Giresun Üniversitesi’nde eski Rektör Prof. Dr. Cevdet Coşkun ve ekibine yönelik Danıştay kararıyla yargılama sürecine taşınan olaylar, akademik etik ve liyakat tartışmalarını yeniden gündeme taşıdı.
İddialar, yönetimin FETÖ/PDY soruşturmalarını bir intikam aracı olarak kullanarak üniversitede güç ağları oluşturmayı hedeflediği ve bu süreçte hukuki dayanaktan yoksun tasfiye girişimlerine yer verildiğini ortaya koyuyor.
Eski Rektör Coşkun’un, kendisinden önceki Rektör Prof. Dr. Aygün Attar’a yönelik “FETÖ’cü” suçlamaları ve tasfiye girişimleri, Danıştay tarafından hukuka aykırı bulunarak etik ve liyakat ilkelerinin ihlal edildiği bir örnek olarak değerlendirildi. Ayrıca, üniversitedeki soruşturma komisyonlarının bazı dosyaları bilinçli olarak sonuçsuz bıraktığına dair bulgular, denetim mekanizmalarının işlevsizliğini gözler önüne seriyor.
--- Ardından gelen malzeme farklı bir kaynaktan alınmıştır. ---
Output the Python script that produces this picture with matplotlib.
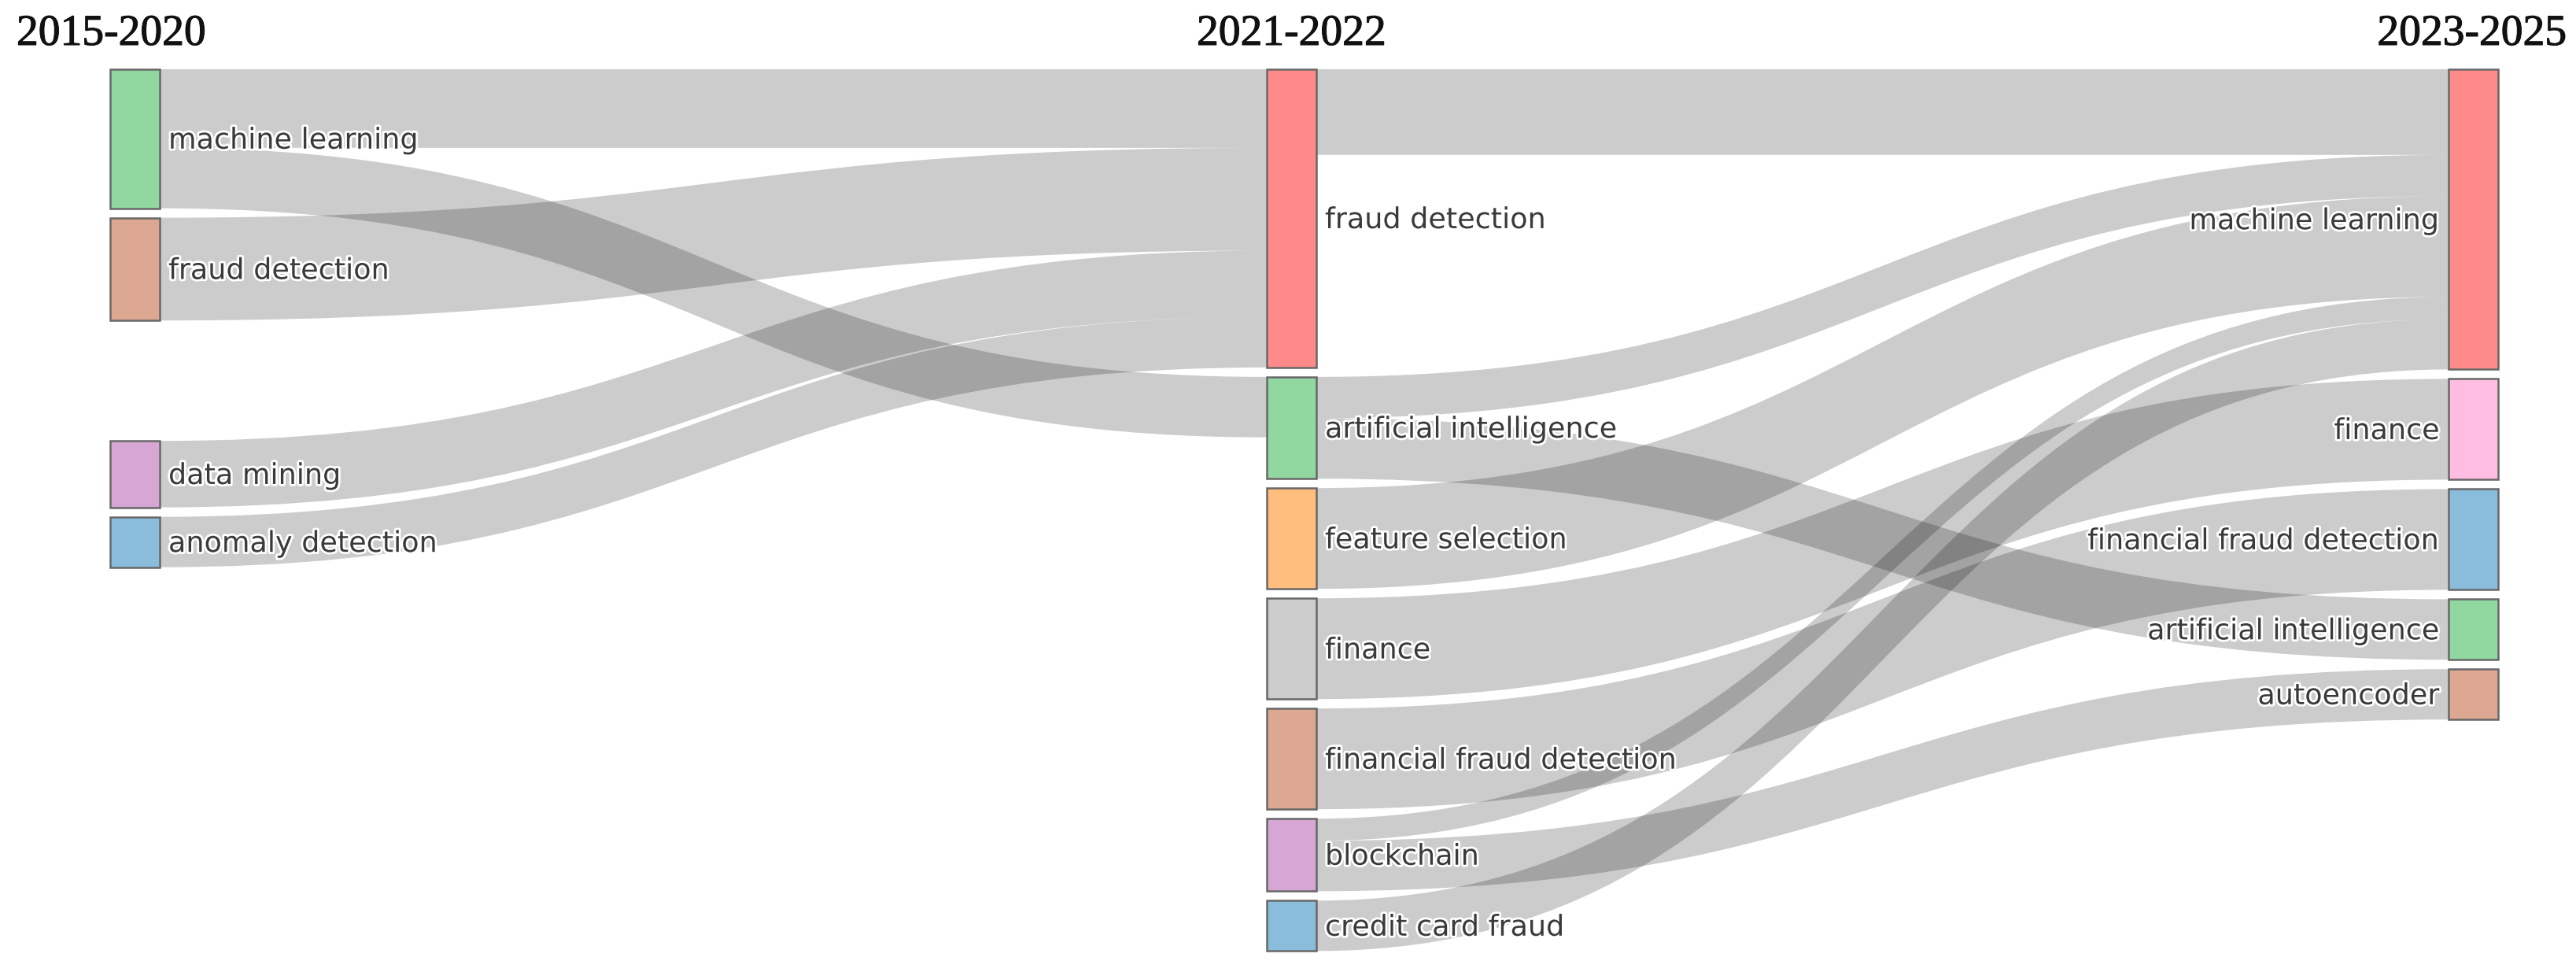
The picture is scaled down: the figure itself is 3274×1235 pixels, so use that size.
import matplotlib
matplotlib.use("Agg")
import matplotlib.pyplot as plt
from matplotlib.path import Path
from matplotlib.patches import PathPatch, Rectangle
import matplotlib.patheffects as pe

# ---------------- data ----------------
stage_titles = ["2015-2020", "2021-2022", "2023-2025"]

node_labels = [
    "machine learning", "fraud detection", "data mining", "anomaly detection",
    "fraud detection", "artificial intelligence", "feature selection", "finance",
    "financial fraud detection", "blockchain", "credit card fraud",
    "machine learning", "finance", "financial fraud detection",
    "artificial intelligence", "autoencoder",
]
node_stage = [0] * 4 + [1] * 7 + [2] * 5

link_source = [0, 0, 1, 2, 3, 4, 5, 5, 6, 7, 8, 9, 9, 10]
link_target = [4, 5, 4, 4, 4, 11, 11, 14, 11, 12, 13, 11, 15, 11]
link_value = [7.8, 6.0, 10.2, 6.6, 5.0, 8.5, 4.1, 6.0, 10.0, 10.0, 10.0, 2.2, 5.0, 5.0]

# ---------------- style / layout ----------------
node_colors = [
    "#91d7a0", "#dca891", "#d8a6d4", "#8abcdc",
    "#ff8a8a", "#91d7a0", "#ffbe7d", "#cccccc", "#dca891", "#d8a6d4", "#8abcdc",
    "#ff8a8a", "#ffbee1", "#8abcdc", "#91d7a0", "#dca891",
]
W, H = 3274, 1235
col_x = [140, 1610, 3112]
node_w = 63
top = 88
px_per_unit = 12.8
pad = 12
extra_gap = {2: 141}          # extra vertical space placed before a node
label_gap = 11
baseline_shift = 12.5
link_rgba = (0, 0, 0, 0.2)

n = len(node_labels)
in_sum = [0.0] * n
out_sum = [0.0] * n
for s, t, v in zip(link_source, link_target, link_value):
    out_sum[s] += v
    in_sum[t] += v
node_val = [max(a, b) for a, b in zip(in_sum, out_sum)]

node_y0 = [0.0] * n
node_h = [0.0] * n
for st in range(3):
    y = top
    for i in range(n):
        if node_stage[i] != st:
            continue
        y += extra_gap.get(i, 0)
        node_y0[i] = y
        node_h[i] = node_val[i] * px_per_unit
        y += node_h[i] + pad

def center(i):
    return node_y0[i] + node_h[i] / 2

fig = plt.figure(figsize=(W / 100, H / 100), dpi=100)
ax = fig.add_axes([0, 0, 1, 1])
ax.set_xlim(0, W)
ax.set_ylim(H, 0)
ax.axis("off")

# link offsets
idx = list(range(len(link_value)))
src_off = {}
tgt_off = {}
for i in range(n):
    outs = sorted([k for k in idx if link_source[k] == i], key=lambda k: center(link_target[k]))
    y = node_y0[i]
    for k in outs:
        src_off[k] = y
        y += link_value[k] * px_per_unit
    ins = sorted([k for k in idx if link_target[k] == i], key=lambda k: center(link_source[k]))
    y = node_y0[i]
    for k in ins:
        tgt_off[k] = y
        y += link_value[k] * px_per_unit

for k in idx:
    s, t = link_source[k], link_target[k]
    w = link_value[k] * px_per_unit
    xs = col_x[node_stage[s]] + node_w
    xt = col_x[node_stage[t]]
    xm = (xs + xt) / 2
    ys0, ys1 = src_off[k], src_off[k] + w
    yt0, yt1 = tgt_off[k], tgt_off[k] + w
    verts = [(xs, ys0), (xm, ys0), (xm, yt0), (xt, yt0),
             (xt, yt1), (xm, yt1), (xm, ys1), (xs, ys1), (xs, ys0)]
    codes = [Path.MOVETO, Path.CURVE4, Path.CURVE4, Path.CURVE4,
             Path.LINETO, Path.CURVE4, Path.CURVE4, Path.CURVE4, Path.CLOSEPOLY]
    ax.add_patch(PathPatch(Path(verts, codes), facecolor=link_rgba, edgecolor="none", lw=0))

halo = [pe.withStroke(linewidth=4, foreground="white")]
for i in range(n):
    st = node_stage[i]
    x = col_x[st]
    ax.add_patch(Rectangle((x, node_y0[i]), node_w, node_h[i], facecolor=node_colors[i],
                           edgecolor="#686868", lw=1.8, zorder=3))
    yb = center(i) + baseline_shift
    if st < 2:
        ax.text(x + node_w + label_gap, yb, node_labels[i], ha="left", va="baseline",
                fontsize=26.3, family="DejaVu Sans", color="#3a3a3a", path_effects=halo, zorder=4)
    else:
        ax.text(x - label_gap, yb, node_labels[i], ha="right", va="baseline",
                fontsize=26.3, family="DejaVu Sans", color="#3a3a3a", path_effects=halo, zorder=4)

title_halo = [pe.withStroke(linewidth=0.8, foreground="#111111")]
title_pos = [(21, "left"), (col_x[1] + node_w / 2, "center"), (3262, "right")]
for (tx, ha), ttl in zip(title_pos, stage_titles):
    ax.text(tx, 57, ttl, ha=ha, va="baseline", fontsize=40, family="Liberation Serif",
            color="#111111", path_effects=title_halo, zorder=5)

fig.savefig("out.png", dpi=100, facecolor="white")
Danıştay’ın verdiği bu karar, yalnızca bireysel bir dava değil, üniversite yönetimlerinde etik ve hesap verebilirlik ilkelerinin yeniden yapılandırılması gerektiğinin bir uyarısı niteliğinde. Türkiye’nin akademik geleceği, liyakat ve etik değerlerin güçlendirilmesine bağlı görünüyor.